I hope the move goes splendidly. Good luck finding the wall in the bedroom that doesn't keep you up at night. You know, "eee-errr-eee-errr-eee-errrr" That's Sean's sex noise in text. It loses something in translation.
Posted by: Marissa | April 22, 2008 at 07:25 AM
I think I caught this movie on cable several years ago. The only thing I remember (that made me laugh anyway) was Dana Carvey driving the car dressed in drag (one of his personalities) as Richard Pryor is driving by in the truck (I think I am remembering this correctly).
Posted by: Debra | April 22, 2008 at 10:20 AM
He did his share of crappy movies, but Richard Pryor is still the greatest stand-up comedian of all time (IMHO).
Posted by: Clark | April 22, 2008 at 11:05 AM
Jeez, sorry to hear that I can't help you move, Steve. Spending a few days in Tennessee but loving the blog and podcasts! Let me know when I can visit Case de err-eee-err-eeee.
dave
Posted by: Former Producer Dave | April 22, 2008 at 11:19 AM
I never saw this movie. Pryor made some really bad movies in the late 80s, and I avoided them all.
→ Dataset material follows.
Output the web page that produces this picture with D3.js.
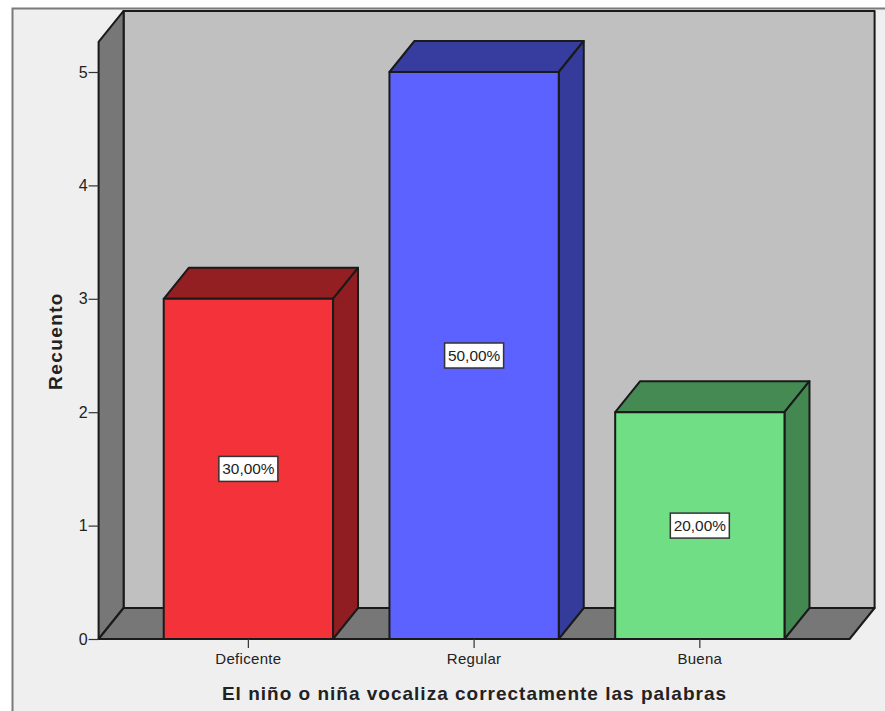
<!DOCTYPE html>
<html><head><meta charset="utf-8">
<script src="https://cdn.jsdelivr.net/npm/d3@7"></script>
<style>html,body{margin:0;padding:0;background:#fff;overflow:hidden}svg{display:block}text{font-family:"Liberation Sans",Arial,sans-serif;fill:#222}</style>
</head><body><svg id="c" width="885" height="711"></svg>
<script>
const categories = ["Deficente","Regular","Buena"];
const counts = [3,5,2];
const percentLabels = ["30,00%","50,00%","20,00%"];
const frontColors = ["#f33339","#5b62ff","#70de84"];
const topColors = ["#931f23","#373d9f","#458a52"];
const sideColors = ["#8f1d21","#353b9b","#438850"];
const yTicks = [0,1,2,3,4,5];
const xTitle = "El niño o niña vocaliza correctamente las palabras";
const yTitle = "Recuento";

const svg = d3.select("#c");
const dx = 25, dy = -31, line = "#1a1a1a";
const y = d3.scaleLinear().domain([0,5]).range([639,72]);
const x = d3.scaleBand().domain(categories).range([98.6,849.6]).paddingInner(0.25).paddingOuter(0.2885);
const top5 = y(5.265), x0 = 98.6, x1 = 849.6, y0 = y(0);

svg.append("rect").attr("x",12.5).attr("y",8.5).attr("width",880).attr("height",710)
  .attr("fill","#efefef").attr("stroke","#7a7a7a").attr("stroke-width",2);

const poly = (pts,fill,sw=2)=>svg.append("polygon").attr("points",pts.map(p=>p.join(",")).join(" "))
  .attr("fill",fill).attr("stroke",line).attr("stroke-width",sw).attr("stroke-linejoin","round");

poly([[x0+dx,top5+dy],[x1+dx,top5+dy],[x1+dx,y0+dy],[x0+dx,y0+dy]],"#c0c0c0");
poly([[x0,top5],[x0+dx,top5+dy],[x0+dx,y0+dy],[x0,y0]],"#777777");
poly([[x0,y0],[x0+dx,y0+dy],[x1+dx,y0+dy],[x1,y0]],"#777777");

categories.forEach((c,i)=>{
  const l=x(c), r=l+x.bandwidth(), t=y(counts[i]);
  poly([[l,t],[l+dx,t+dy],[r+dx,t+dy],[r,t]],topColors[i]);
  poly([[r,t],[r+dx,t+dy],[r+dx,y0+dy],[r,y0]],sideColors[i]);
  poly([[l,t],[r,t],[r,y0],[l,y0]],frontColors[i]);
});

const yAxis = svg.append("g").attr("transform",`translate(${x0},0)`)
  .call(d3.axisLeft(y).tickValues(yTicks).tickSize(10).tickPadding(1).tickFormat(d3.format("d")));
yAxis.select(".domain").remove();
yAxis.selectAll("line").attr("stroke","#333").attr("stroke-width",1.2);
yAxis.selectAll("text").attr("font-size",16).attr("fill","#222");

const xAxis = svg.append("g").attr("transform",`translate(0,${y0})`)
  .call(d3.axisBottom(x).tickSize(9).tickPadding(5));
xAxis.select(".domain").remove();
xAxis.selectAll("line").attr("stroke","#333").attr("stroke-width",1.2);
xAxis.selectAll("text").attr("font-size",15).attr("letter-spacing",0.3).attr("fill","#222");

categories.forEach((c,i)=>{
  const cx=x(c)+x.bandwidth()/2, cy=y(counts[i]/2);
  const g=svg.append("g");
  g.append("rect").attr("x",cx-29.5).attr("y",cy-12.5).attr("width",59).attr("height",25)
    .attr("fill","#fff").attr("stroke","#333").attr("stroke-width",1.5);
  g.append("text").attr("x",cx).attr("y",cy+5.5).attr("text-anchor","middle").attr("font-size",15.4).text(percentLabels[i]);
});

svg.append("text").attr("x",474.5).attr("y",700).attr("text-anchor","middle")
  .attr("font-size",19).attr("font-weight","bold").attr("letter-spacing",1).attr("fill","#111").text(xTitle);
svg.append("text").attr("transform","translate(62,341) rotate(-90)").attr("text-anchor","middle")
  .attr("font-size",19).attr("font-weight","bold").attr("letter-spacing",1.4).attr("fill","#111").text(yTitle);
</script></body></html>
Posted by: Bassnote | April 22, 2008 at 11:23 AM
Hey Steve
Graze any fingers?
Always have some band-aids at the ready when moving house.
You can almost guarantee you'll either shave some skin off, drop a bed leg on your foot, bang your shin, scrape your knuckles, knock your head on a cupboard door, or hit your funnybone.
Posted by: Richard Phelps | April 23, 2008 at 12:24 AM
I must have written my previous comment before coffee. I must correct "the now mr. marissa" There is no mr. marissa. I dumped him in '99 and he lives somewhere in TX.